In Memory of Director Harry Harris
Harry Harris, 86, who had a five-decade career directing TV series and made-for-TV movies and won an Emmy Award for directing an episode of "Fame" in 1982, died Thursday at his home in Los Angeles, his family said. He had myelodysplasia, a blood disorder.
After working as a film editor for the Desilu television studio in the late 1950s, Harris got his chance to direct in 1960 on the Steve McQueen western TV series, "Wanted: Dead or Alive."
He went on to direct hundreds of episodes of TV series in the next 47 years, including dozens of installments of "Gunsmoke," "Land of the Giants," "Eight Is Enough," "The Waltons," "Falcon Crest," "In the Heat of the Night" and "7th Heaven." His extensive TV directing credits include "Rawhide," "Daniel Boone," "Branded," "Lost in Space," "Voyage to the Bottom of the Sea," "Magnum, P.I." and "Beverly Hills, 90210."

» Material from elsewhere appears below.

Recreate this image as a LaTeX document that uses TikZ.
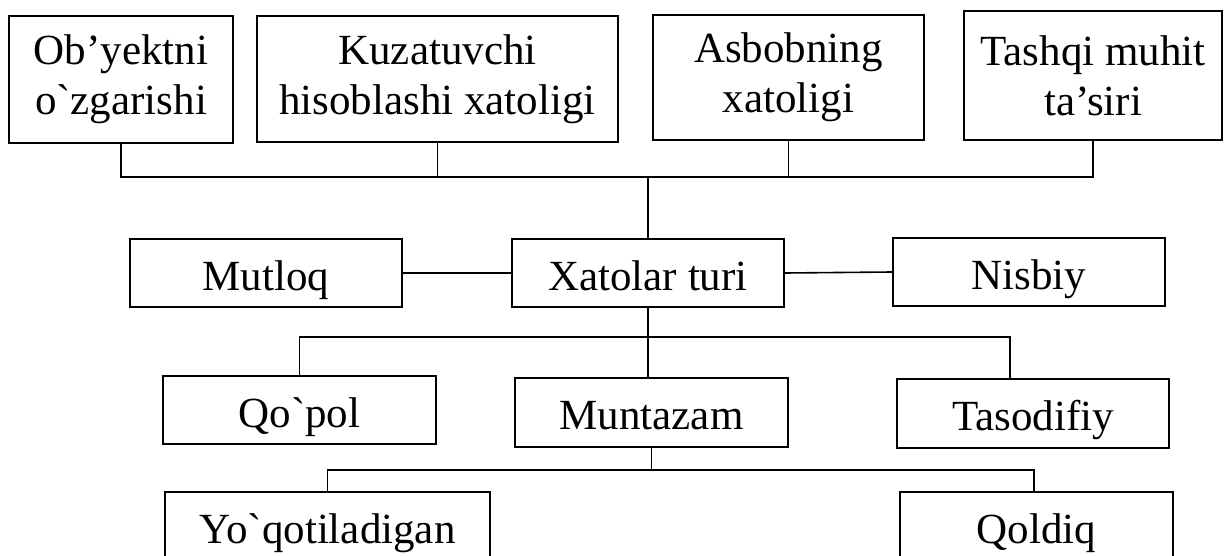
\documentclass[tikz,border=0pt]{standalone}
\usepackage{fontspec}
\setmainfont{Liberation Serif}[Ligatures=TeXOff]
\usepackage{tikz}
\def\ybusA{177}
\def\ybusB{337}
\def\ybusC{470}
\tikzset{
  caja/.style={draw, line width=1pt, inner sep=0pt, align=center,
    font=\fontsize{21.5pt}{25pt}\selectfont},
  linea/.style={caja, text height=20pt, text depth=3pt},
  enlace/.style={line width=0.8pt}
}

\begin{document}
\begin{tikzpicture}[x=0.5pt, y=-0.5pt]
    \clip (0,0) rectangle (1225,556);

    % Fila superior: causas
    \node[caja, minimum width=112pt, minimum height=63.5pt] (obyekt) at (121,79.5) {Ob’yektni\\o`zgarishi};
    \node[caja, minimum width=180.5pt, minimum height=63pt] (kuzat) at (437.5,79) {Kuzatuvchi\\hisoblashi xatoligi};
    \node[caja, minimum width=135.5pt, minimum height=62.5pt] (asbob) at (788.5,77.5) {Asbobning\\xatoligi};
    \node[caja, minimum width=129pt, minimum height=64.5pt] (tashqi) at (1093,75.5) {Tashqi muhit\\ta’siri};

    % Fila central
    \node[linea, minimum width=136pt, minimum height=34pt] (mutloq) at (266,273) {Mutloq};
    \node[linea, minimum width=136pt, minimum height=34pt] (xato) at (648,273) {Xatolar turi};
    \node[linea, minimum width=136pt, minimum height=34pt] (nisbiy) at (1029,272) {Nisbiy};

    % Tipos
    \node[linea, minimum width=136.5pt, minimum height=34pt] (qopol) at (299.5,410) {Qo`pol};
    \node[linea, minimum width=136.5pt, minimum height=34.5pt] (muntaz) at (651.5,412.5) {Muntazam};
    \node[linea, minimum width=136pt, minimum height=34.5pt] (tasod) at (1033,413.5) {Tasodifiy};

    % Fila inferior (cortada por el borde)
    \node[linea, minimum width=162.5pt, minimum height=34pt] (yoqot) at (327.5,526) {Yo`qotiladigan};
    \node[linea, minimum width=136.5pt, minimum height=34pt] (qoldiq) at (1036.5,526) {Qoldiq};

    % Coordenadas de las barras
    \coordinate (busA) at (640,\ybusA);
    \coordinate (busB) at (1010,\ybusB);
    \coordinate (busC) at (1034,\ybusC);

    % Barra superior
    \draw[enlace] (obyekt.south) -- (obyekt.south |- busA) -- (tashqi.south |- busA) -- (tashqi.south);
    \draw[enlace] (kuzat.south) -- (kuzat.south |- busA);
    \draw[enlace] (asbob.south) -- (asbob.south |- busA);
    \draw[enlace] (xato.north) -- (xato.north |- busA);

    % Enlaces horizontales
    \draw[enlace] (mutloq.east) -- (xato.west);
    \draw[enlace] (xato.east) -- (nisbiy.west);

    % Barra media
    \draw[enlace] (xato.south) -- (xato.south |- muntaz.north);
    \draw[enlace] (qopol.north) -- (qopol.north |- busB) -- (busB) -- (busB |- tasod.north);

    % Barra inferior
    \draw[enlace] (muntaz.south) -- (muntaz.south |- busC);
    \draw[enlace] (yoqot.north) -- (yoqot.north |- busC) -- (busC) -- (busC |- qoldiq.north);
  \end{tikzpicture}
\end{document}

He also directed several made-for-TV movies, including "Waltons" and "Eight Is Enough" reunion programs and TV movie versions of "Swiss Family Robinson" (1975) and "Alice in Wonderland" (1988).
Harris was born Sept. 8, 1922, in Kansas City, Mo., and moved to Los Angeles in 1937. He attended UCLA before landing a job at Columbia Pictures, where he became an assistant film editor.
He enlisted in the Army Air Forces during World War II and served with the First Motion Picture Unit at the old Hal Roach Studios in Culver City, working as a sound effects editor on newsreels and training films.
In addition to his Emmy for "Fame," Harris was nominated for a Daytime Emmy for directing a 1983 "ABC Afterschool Special" called "Have You Ever Been Ashamed of Your Parents?" starring Jennifer Jason Leigh.
He also earned Emmy and Directors Guild of America nominations for directing a 1973 episode of "The Waltons."